Charts and diagrams as code

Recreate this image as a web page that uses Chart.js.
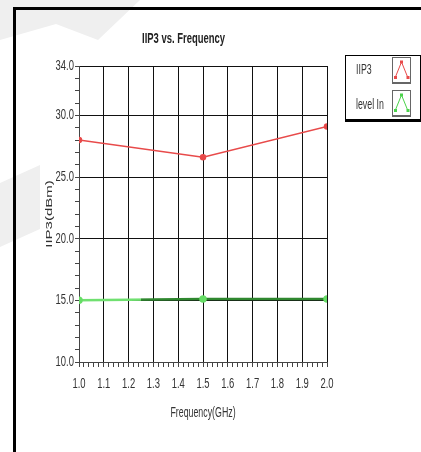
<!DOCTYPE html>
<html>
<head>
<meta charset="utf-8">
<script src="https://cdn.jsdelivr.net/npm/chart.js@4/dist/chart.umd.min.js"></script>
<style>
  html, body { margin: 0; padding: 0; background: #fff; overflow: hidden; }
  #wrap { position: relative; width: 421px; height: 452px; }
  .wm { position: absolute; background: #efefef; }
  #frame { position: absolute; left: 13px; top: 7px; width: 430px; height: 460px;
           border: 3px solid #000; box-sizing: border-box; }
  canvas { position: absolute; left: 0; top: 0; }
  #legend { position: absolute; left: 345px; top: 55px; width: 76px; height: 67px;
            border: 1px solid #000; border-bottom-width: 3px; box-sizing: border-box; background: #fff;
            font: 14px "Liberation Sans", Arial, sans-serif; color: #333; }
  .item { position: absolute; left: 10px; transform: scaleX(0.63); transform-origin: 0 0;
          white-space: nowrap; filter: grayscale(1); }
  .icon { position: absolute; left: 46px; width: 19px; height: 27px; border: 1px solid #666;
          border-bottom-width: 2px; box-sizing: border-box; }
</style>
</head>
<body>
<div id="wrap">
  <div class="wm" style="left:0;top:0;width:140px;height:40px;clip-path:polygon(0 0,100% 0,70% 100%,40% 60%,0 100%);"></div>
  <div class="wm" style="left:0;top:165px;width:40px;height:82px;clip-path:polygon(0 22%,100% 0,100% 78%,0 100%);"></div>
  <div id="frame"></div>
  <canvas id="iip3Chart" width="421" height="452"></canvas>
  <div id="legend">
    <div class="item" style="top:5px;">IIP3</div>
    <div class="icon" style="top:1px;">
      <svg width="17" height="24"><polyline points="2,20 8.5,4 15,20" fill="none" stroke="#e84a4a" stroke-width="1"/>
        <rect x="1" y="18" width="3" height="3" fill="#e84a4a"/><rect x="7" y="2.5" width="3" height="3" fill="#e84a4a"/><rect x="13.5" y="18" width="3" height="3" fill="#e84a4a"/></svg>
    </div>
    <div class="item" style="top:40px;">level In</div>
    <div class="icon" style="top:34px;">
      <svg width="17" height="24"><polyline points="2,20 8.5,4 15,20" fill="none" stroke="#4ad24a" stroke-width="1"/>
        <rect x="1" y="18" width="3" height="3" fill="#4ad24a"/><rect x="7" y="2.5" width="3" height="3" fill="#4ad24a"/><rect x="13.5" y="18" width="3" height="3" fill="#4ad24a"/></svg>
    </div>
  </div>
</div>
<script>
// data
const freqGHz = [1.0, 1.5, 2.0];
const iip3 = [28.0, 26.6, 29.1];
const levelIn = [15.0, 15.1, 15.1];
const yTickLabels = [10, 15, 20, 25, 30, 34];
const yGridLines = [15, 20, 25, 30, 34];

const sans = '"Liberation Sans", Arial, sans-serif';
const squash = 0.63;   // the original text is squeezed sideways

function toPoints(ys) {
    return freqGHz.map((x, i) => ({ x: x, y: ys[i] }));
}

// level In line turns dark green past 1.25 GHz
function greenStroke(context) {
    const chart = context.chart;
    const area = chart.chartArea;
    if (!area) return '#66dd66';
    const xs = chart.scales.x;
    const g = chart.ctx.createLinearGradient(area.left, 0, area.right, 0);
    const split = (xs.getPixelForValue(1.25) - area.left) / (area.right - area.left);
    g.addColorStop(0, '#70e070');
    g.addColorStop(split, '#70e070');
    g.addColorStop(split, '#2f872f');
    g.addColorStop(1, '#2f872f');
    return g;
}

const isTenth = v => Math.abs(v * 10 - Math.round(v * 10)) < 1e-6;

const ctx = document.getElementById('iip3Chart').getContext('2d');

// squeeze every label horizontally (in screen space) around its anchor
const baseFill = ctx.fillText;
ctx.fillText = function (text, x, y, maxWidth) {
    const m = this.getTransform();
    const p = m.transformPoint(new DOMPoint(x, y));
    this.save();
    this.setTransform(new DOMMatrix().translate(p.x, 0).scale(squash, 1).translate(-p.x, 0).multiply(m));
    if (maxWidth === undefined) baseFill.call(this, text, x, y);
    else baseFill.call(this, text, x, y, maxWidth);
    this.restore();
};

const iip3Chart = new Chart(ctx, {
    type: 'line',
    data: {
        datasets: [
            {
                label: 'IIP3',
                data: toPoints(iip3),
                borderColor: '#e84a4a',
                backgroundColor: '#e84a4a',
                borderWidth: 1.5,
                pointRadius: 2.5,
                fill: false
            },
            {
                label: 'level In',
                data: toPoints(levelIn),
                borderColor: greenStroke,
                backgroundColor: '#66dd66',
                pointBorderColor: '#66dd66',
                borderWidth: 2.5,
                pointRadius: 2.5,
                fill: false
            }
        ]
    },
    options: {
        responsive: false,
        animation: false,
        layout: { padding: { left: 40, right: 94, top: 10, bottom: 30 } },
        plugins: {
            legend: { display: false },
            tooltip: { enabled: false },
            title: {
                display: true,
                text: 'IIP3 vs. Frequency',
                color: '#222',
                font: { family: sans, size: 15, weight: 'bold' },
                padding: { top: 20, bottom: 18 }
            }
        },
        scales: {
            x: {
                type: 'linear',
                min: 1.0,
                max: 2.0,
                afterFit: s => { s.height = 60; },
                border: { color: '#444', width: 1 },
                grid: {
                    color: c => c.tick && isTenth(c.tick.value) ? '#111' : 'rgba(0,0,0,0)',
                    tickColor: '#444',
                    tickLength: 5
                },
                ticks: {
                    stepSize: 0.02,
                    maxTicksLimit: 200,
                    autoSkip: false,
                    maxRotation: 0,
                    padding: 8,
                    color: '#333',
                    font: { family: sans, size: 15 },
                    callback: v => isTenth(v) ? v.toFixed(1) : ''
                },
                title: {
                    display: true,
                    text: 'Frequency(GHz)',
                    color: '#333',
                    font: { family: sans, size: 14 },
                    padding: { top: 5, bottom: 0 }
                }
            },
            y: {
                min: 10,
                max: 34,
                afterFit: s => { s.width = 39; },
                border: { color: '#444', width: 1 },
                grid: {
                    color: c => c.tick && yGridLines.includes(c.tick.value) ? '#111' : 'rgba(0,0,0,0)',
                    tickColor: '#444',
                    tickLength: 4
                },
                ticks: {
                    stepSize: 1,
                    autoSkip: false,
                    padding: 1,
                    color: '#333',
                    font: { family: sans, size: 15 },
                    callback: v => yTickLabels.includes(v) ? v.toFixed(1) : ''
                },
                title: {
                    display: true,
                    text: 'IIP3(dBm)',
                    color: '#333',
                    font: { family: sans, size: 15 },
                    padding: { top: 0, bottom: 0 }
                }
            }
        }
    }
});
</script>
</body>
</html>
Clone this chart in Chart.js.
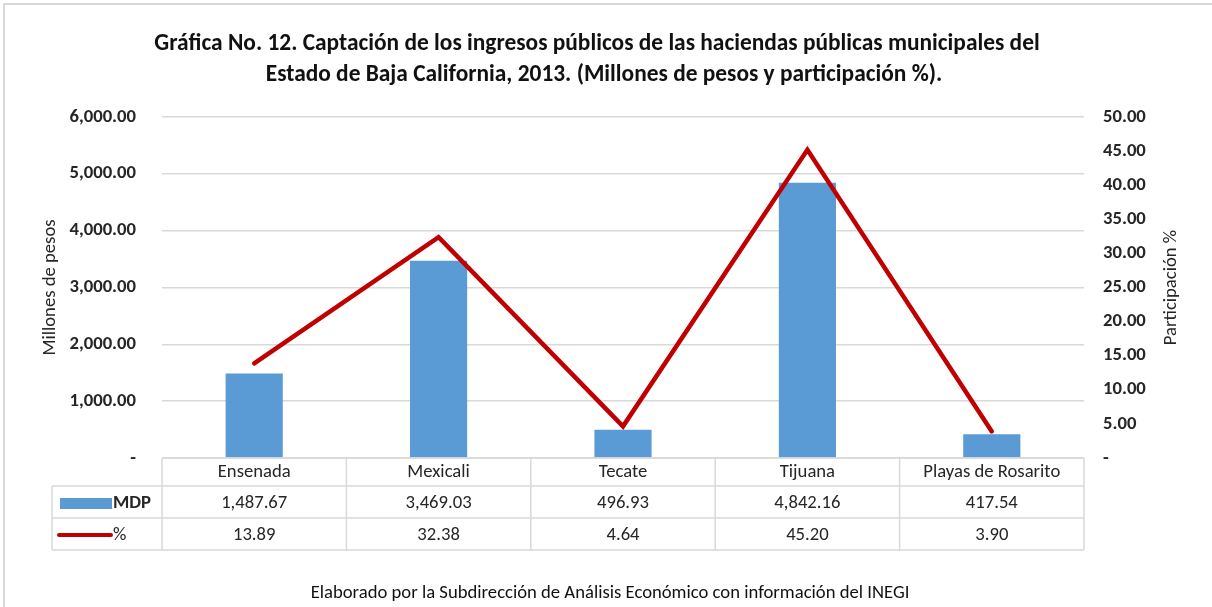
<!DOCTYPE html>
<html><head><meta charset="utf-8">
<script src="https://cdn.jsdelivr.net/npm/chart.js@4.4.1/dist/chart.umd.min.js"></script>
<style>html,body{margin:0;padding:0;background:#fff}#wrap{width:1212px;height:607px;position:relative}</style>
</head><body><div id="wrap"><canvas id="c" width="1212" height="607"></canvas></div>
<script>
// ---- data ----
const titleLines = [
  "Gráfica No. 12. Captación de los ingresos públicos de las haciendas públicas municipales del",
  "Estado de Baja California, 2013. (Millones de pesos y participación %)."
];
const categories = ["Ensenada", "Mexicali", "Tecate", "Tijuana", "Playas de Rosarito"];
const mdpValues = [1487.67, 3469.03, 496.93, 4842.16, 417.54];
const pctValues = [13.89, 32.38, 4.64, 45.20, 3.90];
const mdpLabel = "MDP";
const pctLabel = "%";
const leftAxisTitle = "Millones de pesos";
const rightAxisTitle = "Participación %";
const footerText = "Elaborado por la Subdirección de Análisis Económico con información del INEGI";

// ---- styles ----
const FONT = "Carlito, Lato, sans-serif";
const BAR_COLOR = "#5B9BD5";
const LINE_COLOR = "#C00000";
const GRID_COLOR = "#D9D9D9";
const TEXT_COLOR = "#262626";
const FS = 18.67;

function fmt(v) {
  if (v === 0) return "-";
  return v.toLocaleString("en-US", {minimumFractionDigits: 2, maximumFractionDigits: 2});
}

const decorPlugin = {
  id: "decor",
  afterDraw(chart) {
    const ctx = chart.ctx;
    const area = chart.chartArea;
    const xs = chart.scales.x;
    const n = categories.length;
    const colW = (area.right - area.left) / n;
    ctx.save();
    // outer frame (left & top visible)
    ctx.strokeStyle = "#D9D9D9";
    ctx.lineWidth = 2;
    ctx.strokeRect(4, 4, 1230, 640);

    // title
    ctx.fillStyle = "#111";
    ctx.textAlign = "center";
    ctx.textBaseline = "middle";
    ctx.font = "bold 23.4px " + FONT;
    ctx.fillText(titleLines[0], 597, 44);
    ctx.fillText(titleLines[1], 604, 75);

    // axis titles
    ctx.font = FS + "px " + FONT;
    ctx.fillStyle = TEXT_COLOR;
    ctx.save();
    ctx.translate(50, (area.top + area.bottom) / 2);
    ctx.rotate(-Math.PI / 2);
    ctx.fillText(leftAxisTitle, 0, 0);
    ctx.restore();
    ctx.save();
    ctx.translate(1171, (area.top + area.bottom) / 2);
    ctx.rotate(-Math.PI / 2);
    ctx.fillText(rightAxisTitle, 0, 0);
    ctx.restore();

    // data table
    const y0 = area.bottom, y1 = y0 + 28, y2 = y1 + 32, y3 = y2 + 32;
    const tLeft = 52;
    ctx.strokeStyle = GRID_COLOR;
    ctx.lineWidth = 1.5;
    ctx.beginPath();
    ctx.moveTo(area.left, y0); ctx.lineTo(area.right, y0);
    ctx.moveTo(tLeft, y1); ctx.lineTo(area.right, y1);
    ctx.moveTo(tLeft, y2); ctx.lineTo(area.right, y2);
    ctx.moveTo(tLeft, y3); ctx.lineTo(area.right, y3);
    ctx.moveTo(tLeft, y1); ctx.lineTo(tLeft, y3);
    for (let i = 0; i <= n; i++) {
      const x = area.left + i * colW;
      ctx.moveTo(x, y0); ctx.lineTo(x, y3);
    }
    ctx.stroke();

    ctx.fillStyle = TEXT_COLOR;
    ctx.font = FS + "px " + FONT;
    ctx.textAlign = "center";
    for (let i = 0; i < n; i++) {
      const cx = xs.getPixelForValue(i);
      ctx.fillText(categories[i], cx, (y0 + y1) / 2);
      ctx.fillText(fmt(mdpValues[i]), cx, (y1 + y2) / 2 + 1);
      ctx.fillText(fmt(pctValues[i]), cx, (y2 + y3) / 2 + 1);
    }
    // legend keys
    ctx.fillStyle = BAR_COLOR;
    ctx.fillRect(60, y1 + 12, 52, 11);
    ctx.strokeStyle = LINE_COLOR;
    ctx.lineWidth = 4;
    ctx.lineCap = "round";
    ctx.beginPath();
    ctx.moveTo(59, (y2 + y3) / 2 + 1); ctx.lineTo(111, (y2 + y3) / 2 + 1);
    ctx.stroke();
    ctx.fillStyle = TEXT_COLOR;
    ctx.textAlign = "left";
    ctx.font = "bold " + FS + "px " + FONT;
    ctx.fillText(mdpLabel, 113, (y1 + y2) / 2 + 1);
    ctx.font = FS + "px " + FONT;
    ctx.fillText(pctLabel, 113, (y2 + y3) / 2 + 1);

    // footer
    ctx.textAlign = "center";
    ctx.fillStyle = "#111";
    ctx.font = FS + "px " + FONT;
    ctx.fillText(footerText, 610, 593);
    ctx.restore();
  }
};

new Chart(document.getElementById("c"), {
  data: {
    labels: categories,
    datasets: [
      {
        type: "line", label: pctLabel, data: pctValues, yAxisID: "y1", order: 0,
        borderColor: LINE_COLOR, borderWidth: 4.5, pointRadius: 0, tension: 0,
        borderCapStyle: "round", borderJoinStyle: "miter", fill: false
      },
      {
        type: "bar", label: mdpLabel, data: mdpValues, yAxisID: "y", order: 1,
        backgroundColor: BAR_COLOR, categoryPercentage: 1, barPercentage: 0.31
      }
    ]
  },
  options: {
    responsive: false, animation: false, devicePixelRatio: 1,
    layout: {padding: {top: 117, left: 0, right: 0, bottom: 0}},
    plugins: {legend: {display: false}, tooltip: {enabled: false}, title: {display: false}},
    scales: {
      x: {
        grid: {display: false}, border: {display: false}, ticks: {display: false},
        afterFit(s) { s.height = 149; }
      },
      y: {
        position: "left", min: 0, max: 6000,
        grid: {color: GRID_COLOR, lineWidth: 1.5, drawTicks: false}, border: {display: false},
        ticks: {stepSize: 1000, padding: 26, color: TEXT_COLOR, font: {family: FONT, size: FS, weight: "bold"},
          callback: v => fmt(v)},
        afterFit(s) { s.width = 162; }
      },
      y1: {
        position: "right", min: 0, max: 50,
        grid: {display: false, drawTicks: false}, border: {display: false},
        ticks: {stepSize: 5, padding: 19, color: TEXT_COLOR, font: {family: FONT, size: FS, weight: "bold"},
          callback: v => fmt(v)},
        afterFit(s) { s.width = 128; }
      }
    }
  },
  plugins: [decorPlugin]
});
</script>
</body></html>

▶ [WHAT YOU NEED TO DO] Filter for "this". Return all lines that hold it.

▶ [CORRECT RESPONSE]
Recreate this image as a web page that uses Chart.js.
    const m = this.getTransform();
    this.save();
    this.setTransform(new DOMMatrix().translate(p.x, 0).scale(squash, 1).translate(-p.x, 0).multiply(m));
    if (maxWidth === undefined) baseFill.call(this, text, x, y);
    else baseFill.call(this, text, x, y, maxWidth);
    this.restore();
Clone this chart in Chart.js.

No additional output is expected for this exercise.